I like to think I remember them not so much because I’m really old, but rather that my school district was kinda poor and couldn’t afford more modern furniture. Yeah, that’s it.

Did anyone else have desks like that? I hope I’m not the only one.

My girls played with those when they were young. 2005 or thereabouts.

Lite Brite

I still have one of these. Rather I have the board. Years ago I put a plastic bag of the pegs…somewhere.

One of my favorite shows. Froggy was quite subversive. Andy would bring on a guest to tell the kids about something, andFroggy would disrupt and mock them until they became enraged. I once read an article claiming that Froggy’s disrespect for authority figures may have helped prompt the disruptive youth of the 1960s (probably tongue in cheek).

I never heard of this before but I had to Google it. I found a clip with Froggy. What I don’t get is how a 50s show was in color. Maybe it’s been colorized?

I remember Tobor. As I recall, he was a cyborg (Tobor is robot backwards). He smoked special cigarettes to literally recharge his batteries. Can you imagine that in a cartoon today?

Black snake fireworks are hardly antiquated. They are still sold at firework stands and often are included with variety firework packs. You can get them online.

Anyway: here’s my oooold firework snakes story. I was like 3 or so. A sibling set one off on the brick patio. I really thought it was an actual snake coming out of the ground. It was set off in the “hole” of one of those semi-hollow bricks. So I avoided that area of the patio for a long time thinking that maybe another snake was going to crawl out of it.

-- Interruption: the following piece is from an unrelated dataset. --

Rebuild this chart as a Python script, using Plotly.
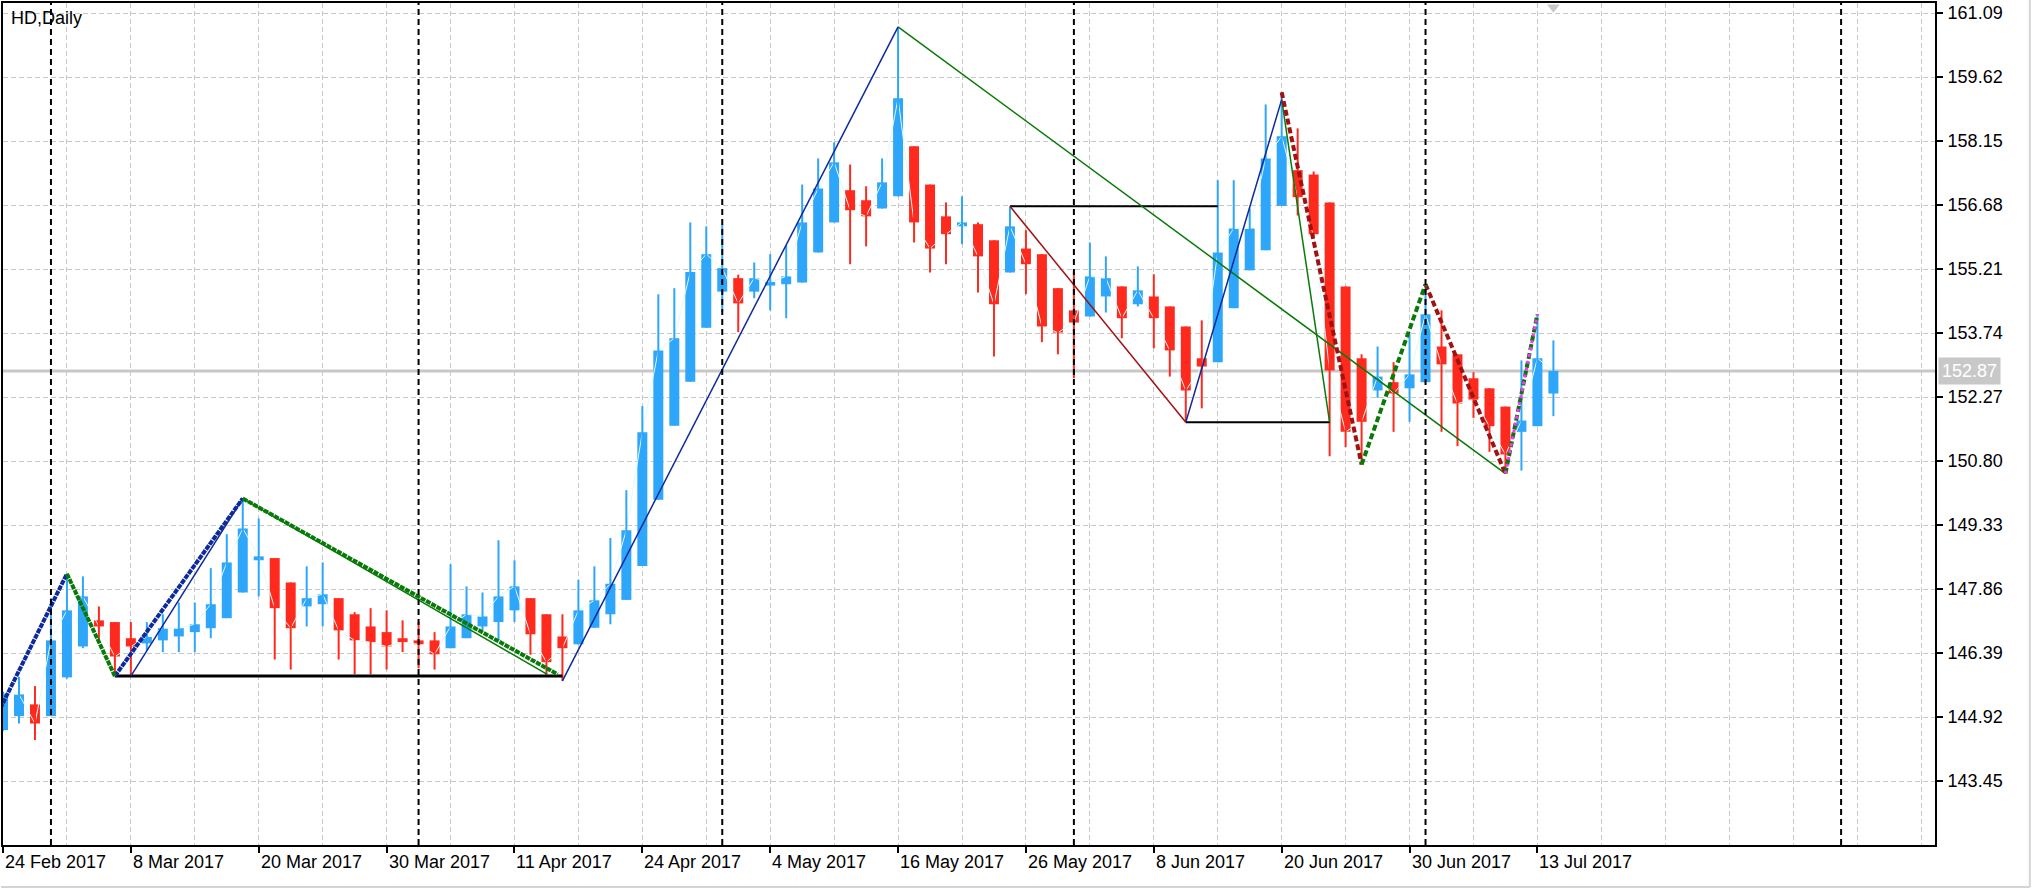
import plotly.graph_objects as go
from datetime import datetime

# ---------------- data ----------------
dates = (
    ["2017-02-24", "2017-02-27", "2017-02-28"]
    + ["2017-03-%02d" % d for d in [1, 2, 3, 6, 7, 8, 9, 10, 13, 14, 15, 16, 17, 20, 21, 22, 23, 24, 27, 28, 29, 30, 31]]
    + ["2017-04-%02d" % d for d in [3, 4, 5, 6, 7, 10, 11, 12, 13, 17, 18, 19, 20, 21, 24, 25, 26, 27, 28]]
    + ["2017-05-%02d" % d for d in [1, 2, 3, 4, 5, 8, 9, 10, 11, 12, 15, 16, 17, 18, 19, 22, 23, 24, 25, 26, 30, 31]]
    + ["2017-06-%02d" % d for d in [1, 2, 5, 6, 7, 8, 9, 12, 13, 14, 15, 16, 19, 20, 21, 22, 23, 26, 27, 28, 29, 30]]
    + ["2017-07-%02d" % d for d in [3, 5, 6, 7, 10, 11, 12, 13, 14]]
)

open_ = [144.62, 144.94, 145.21, 144.94, 145.83, 146.54, 147.14, 147.10, 146.73, 146.61,
         146.68, 146.77, 146.87, 146.96, 147.19, 147.78, 148.52, 148.57, 148.01, 147.46,
         147.51, 147.65, 147.28, 147.00, 146.87, 146.73, 146.68, 146.68, 146.50, 146.73,
         147.00, 147.10, 147.37, 147.65, 147.28, 146.77, 146.59, 146.97, 147.28, 147.61,
         148.39, 149.91, 151.61, 152.62, 153.86, 154.69, 155.00, 154.69, 154.83, 154.86,
         154.90, 155.59, 156.28, 157.02, 156.79, 156.60, 156.88, 158.03, 157.15, 156.42,
         156.19, 156.24, 155.87, 155.13, 155.68, 155.55, 154.77, 154.26, 154.12, 154.58,
         154.81, 154.40, 154.58, 154.35, 153.89, 153.16, 153.07, 154.31, 155.18, 155.64,
         156.66, 157.48, 157.38, 156.74, 154.81, 153.16, 152.42, 152.61, 152.47, 152.61,
         153.43, 153.25, 152.70, 152.47, 152.05, 151.47, 151.60, 152.35]
high = [145.50, 145.84, 145.63, 147.65, 148.21, 148.15, 147.46, 147.10, 147.10, 147.10,
        147.28, 147.55, 147.55, 148.34, 149.12, 149.94, 149.48, 148.57, 148.01, 148.38,
        148.47, 147.65, 147.33, 147.42, 147.37, 147.14, 147.10, 146.87, 148.43, 147.92,
        147.78, 148.98, 148.52, 147.65, 147.28, 147.28, 148.07, 148.38, 149.03, 150.13,
        152.06, 154.63, 154.77, 156.28, 156.19, 156.23, 155.08, 155.36, 155.55, 155.75,
        157.15, 157.75, 158.12, 157.61, 157.11, 157.75, 160.77, 158.03, 157.15, 156.74,
        156.88, 156.28, 155.87, 156.65, 156.10, 155.55, 154.77, 155.13, 155.82, 155.50,
        154.81, 155.27, 155.09, 154.35, 153.89, 154.03, 157.25, 157.25, 156.60, 158.99,
        159.27, 158.44, 157.45, 156.74, 154.81, 153.25, 153.43, 153.07, 153.71, 154.86,
        154.26, 153.25, 152.84, 152.47, 152.05, 153.11, 154.17, 153.57]
low = [144.60, 144.77, 144.39, 144.94, 145.80, 146.50, 146.68, 145.86, 145.86, 146.45,
       146.41, 146.41, 146.41, 146.73, 147.19, 147.78, 147.69, 146.24, 146.01, 147.00,
       147.00, 146.24, 145.90, 145.90, 146.01, 146.41, 146.04, 146.01, 146.50, 146.73,
       146.91, 146.68, 147.10, 146.35, 145.88, 145.75, 146.59, 146.97, 147.05, 147.61,
       148.39, 149.91, 151.61, 152.62, 153.86, 154.22, 153.76, 154.54, 154.26, 154.08,
       154.90, 155.59, 156.28, 155.32, 155.73, 156.60, 156.88, 155.82, 155.13, 155.32,
       155.78, 154.67, 153.20, 155.13, 154.63, 153.53, 153.25, 152.70, 154.12, 154.21,
       153.62, 154.35, 153.39, 152.74, 151.69, 152.01, 153.07, 154.31, 155.18, 155.64,
       156.66, 156.44, 155.95, 150.91, 151.12, 150.72, 152.25, 151.47, 151.70, 152.61,
       151.47, 151.14, 151.79, 151.01, 150.51, 150.58, 151.60, 151.83]
close = [145.47, 145.44, 144.77, 146.68, 147.37, 147.69, 147.00, 146.31, 146.54, 146.76,
         146.96, 146.96, 147.05, 147.51, 148.47, 149.25, 148.61, 147.42, 146.96, 147.65,
         147.74, 146.91, 146.68, 146.64, 146.54, 146.64, 146.59, 146.36, 147.00, 147.28,
         147.23, 147.69, 147.92, 146.82, 146.18, 146.50, 147.37, 147.60, 147.98, 149.21,
         151.46, 153.34, 153.62, 155.14, 155.55, 155.23, 154.42, 155.00, 154.91, 155.04,
         156.28, 157.06, 157.66, 156.56, 156.42, 157.20, 159.13, 156.28, 155.68, 156.01,
         156.28, 155.50, 154.40, 156.19, 155.32, 153.89, 153.75, 153.98, 155.04, 155.00,
         154.08, 154.72, 154.08, 153.34, 152.42, 152.97, 155.59, 156.14, 156.14, 157.75,
         158.26, 156.86, 156.01, 152.88, 151.47, 151.70, 152.74, 152.35, 152.79, 154.17,
         153.02, 152.12, 152.21, 151.60, 150.95, 151.73, 153.16, 152.87]

price_ticks = [143.45, 144.92, 146.39, 147.86, 149.33, 150.80, 152.27, 153.74,
               155.21, 156.68, 158.15, 159.62, 161.09]
last_price = 152.87
future_separator_bar = 115   # month separator drawn in the empty future area

# drawn objects: (bar index, price) vertices, segments separated by None
thick_navy_x = [-0.5, 4, None, 7, 15]
thick_navy_y = [144.87, 148.21, None, 145.86, 149.94]
thin_navy_x = [8, 15, None, 35, 56, None, 74, 80]
thin_navy_y = [145.86, 149.94, None, 145.75, 160.77, None, 151.69, 159.10]
thick_green_x = [4, 7, None, 15, 34.7]
thick_green_y = [148.21, 145.86, None, 149.94, 145.90]
thin_green_x = [15, 34.05, None, 56, 94, None, 80, 83]
thin_green_y = [149.94, 145.90, None, 160.77, 150.51, None, 159.10, 151.69]
thick_black_x = [7, 35]
thick_black_y = [145.86, 145.86]
thin_black_x = [63, 76, None, 74, 83]
thin_black_y = [156.65, 156.65, None, 151.69, 151.69]
thin_red_x = [63, 74]
thin_red_y = [156.65, 151.69]
dash_red_x = [80, 85, None, 89, 94]
dash_red_y = [159.27, 150.72, None, 154.86, 150.51]
dash_green_x = [85, 89, None, 94, 96]
dash_green_y = [150.72, 154.86, None, 150.51, 154.17]
dash_magenta_x = [94, 96]
dash_magenta_y = [150.51, 154.17]

# ---------------- styling ----------------
BLUE = "#2EA6FA"
RED = "#FF2A1E"
NAVY = "#0D2A9C"
GREEN = "#087A08"
DKRED = "#A01212"
GRID = "#C8C8C8"
FONT = "Liberation Sans"
BODY_W = 0.625

n = len(dates)
xs = list(range(n))
dts = [datetime.strptime(d, "%Y-%m-%d") for d in dates]

fig = go.Figure()

# faint close line
fig.add_trace(go.Scatter(x=xs, y=close, mode="lines",
                         line=dict(color="#DDFBFB", width=1), hoverinfo="skip"))

# candles: wicks + bodies, split by direction
for up, col in ((True, BLUE), (False, RED)):
    idx = [i for i in xs if (close[i] >= open_[i]) == up]
    wx, wy = [], []
    for i in idx:
        wx += [i, i, None]
        wy += [low[i], high[i], None]
    fig.add_trace(go.Scatter(x=wx, y=wy, mode="lines", line=dict(color=col, width=2),
                             hoverinfo="skip"))
    fig.add_trace(go.Bar(x=idx,
                         base=[min(open_[i], close[i]) for i in idx],
                         y=[max(abs(close[i] - open_[i]), 0.03) for i in idx],
                         width=BODY_W, marker=dict(color=col, line=dict(width=0)),
                         hoverinfo="skip"))


def line(x, y, color, width, dash="solid"):
    fig.add_trace(go.Scatter(x=x, y=y, mode="lines", connectgaps=False,
                             line=dict(color=color, width=width, dash=dash),
                             hoverinfo="skip"))


line(thick_black_x, thick_black_y, "black", 3)
line(thin_black_x, thin_black_y, "black", 2)
line(thin_green_x, thin_green_y, GREEN, 1.5)
line(thin_navy_x, thin_navy_y, NAVY, 1.5)
line(thin_red_x, thin_red_y, DKRED, 1.5)
line(thick_navy_x, thick_navy_y, NAVY, 4, "5px,1px")
line(thick_green_x, thick_green_y, GREEN, 4, "5px,1px")
line(dash_red_x, dash_red_y, DKRED, 4, "6px,3px")
line(dash_green_x, dash_green_y, GREEN, 4, "6px,3px")
line(dash_magenta_x, dash_magenta_y, "#FF33FF", 3, "3px,4px")

# chart shift marker
fig.add_trace(go.Scatter(x=[n - 1], y=[161.22], mode="markers",
                         marker=dict(symbol="triangle-down", size=11, color=GRID),
                         cliponaxis=False, hoverinfo="skip"))

# month separators
sep_bars = [i for i in range(1, n) if dts[i].month != dts[i - 1].month] + [future_separator_bar]
for b in sep_bars:
    fig.add_shape(type="line", xref="x", yref="paper", x0=b, x1=b, y0=0, y1=1,
                  line=dict(color="black", width=2, dash="6px,4px"), layer="above")

# current price line
fig.add_shape(type="line", xref="paper", yref="y", x0=0, x1=1, y0=last_price, y1=last_price,
              line=dict(color=GRID, width=3), layer="below")

# date labels
label_bars = list(range(0, n, 8))
for b in label_bars:
    d = dts[b]
    fig.add_annotation(x=b, y=0, xref="x", yref="paper", text=f"{d.day} {d.strftime('%b')} {d.year}",
                       showarrow=False, xanchor="left", yanchor="middle", yshift=-17, xshift=0,
                       font=dict(family=FONT, size=18, color="black"))

fig.add_annotation(x=0, y=1, xref="paper", yref="paper", text="HD,Daily", showarrow=False,
                   xanchor="left", yanchor="top", xshift=6, yshift=-3,
                   font=dict(family=FONT, size=18, color="black"))

fig.add_annotation(x=1, y=last_price, xref="paper", yref="y", text=f"{last_price:.2f}",
                   showarrow=False, xanchor="left", yanchor="middle", xshift=3,
                   bgcolor=GRID, borderpad=3, font=dict(family=FONT, size=18, color="white"))

# window border lines
fig.add_shape(type="line", xref="paper", yref="paper", x0=-0.001, x1=1.0491, y0=-0.0499, y1=-0.0499,
              line=dict(color="#D4D4D4", width=2))
fig.add_shape(type="line", xref="paper", yref="paper", x0=1.0491, x1=1.0491, y0=-0.0499, y1=1.004,
              line=dict(color="#D4D4D4", width=2))

fig.update_layout(
    width=2034, height=890,
    margin=dict(l=1, r=99, t=3, b=45),
    paper_bgcolor="white", plot_bgcolor="white",
    showlegend=False, hovermode=False, barmode="overlay",
    font=dict(family=FONT, size=18, color="black"),
    xaxis=dict(range=[0, 120.875],
               tickvals=label_bars, ticktext=[""] * len(label_bars),
               ticks="outside", ticklen=6, tickwidth=2, tickcolor="black",
               showgrid=True, gridcolor=GRID, griddash="5px,3px", gridwidth=1,
               minor=dict(tickvals=list(range(0, 121, 4)), showgrid=True, gridcolor=GRID,
                          griddash="5px,3px", gridwidth=1, ticks=""),
               showline=True, linecolor="black", linewidth=2, mirror=True, zeroline=False),
    yaxis=dict(range=[141.98, 161.32], side="right",
               tickvals=price_ticks, ticktext=[f"{v:.2f}" for v in price_ticks],
               ticks="outside", ticklen=6, tickwidth=2, tickcolor="black",
               ticklabelstandoff=1,
               showgrid=True, gridcolor=GRID, griddash="5px,3px", gridwidth=1,
               showline=True, linecolor="black", linewidth=2, mirror=True, zeroline=False,
               tickfont=dict(family=FONT, size=18, color="black")),
)

fig.write_html("out.html", config={"displayModeBar": False},
               post_script="document.body.style.margin='0px';")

So, old memories, but new memories are possible.

Are there a ton of childless adults here? Colorforms, Shrinky Dinks and Lite Brite are very much not in the category of “artifact.” I’ve gotten all of them for my kids at one point or another within the last five years.

Johnny Socko and His Robot is regularly shown on a cable channel here…I remember seeing Astro Boy WAY long time ago, and it was so unusual and so…eerie. I was probably in my young teens, but I was mesmerized, and I learned to love anime from those early shows…Colorforms: I had a set, loved playing with them, but the set was so small, with so few shapes to use, it was always disappointing. Took 5 minutes or less, and then…done.

Heck, I thought you were talking about Clackers the toy. Which were fun to play with until about the 15th “clack” when the balls shattered into 1,000 pieces.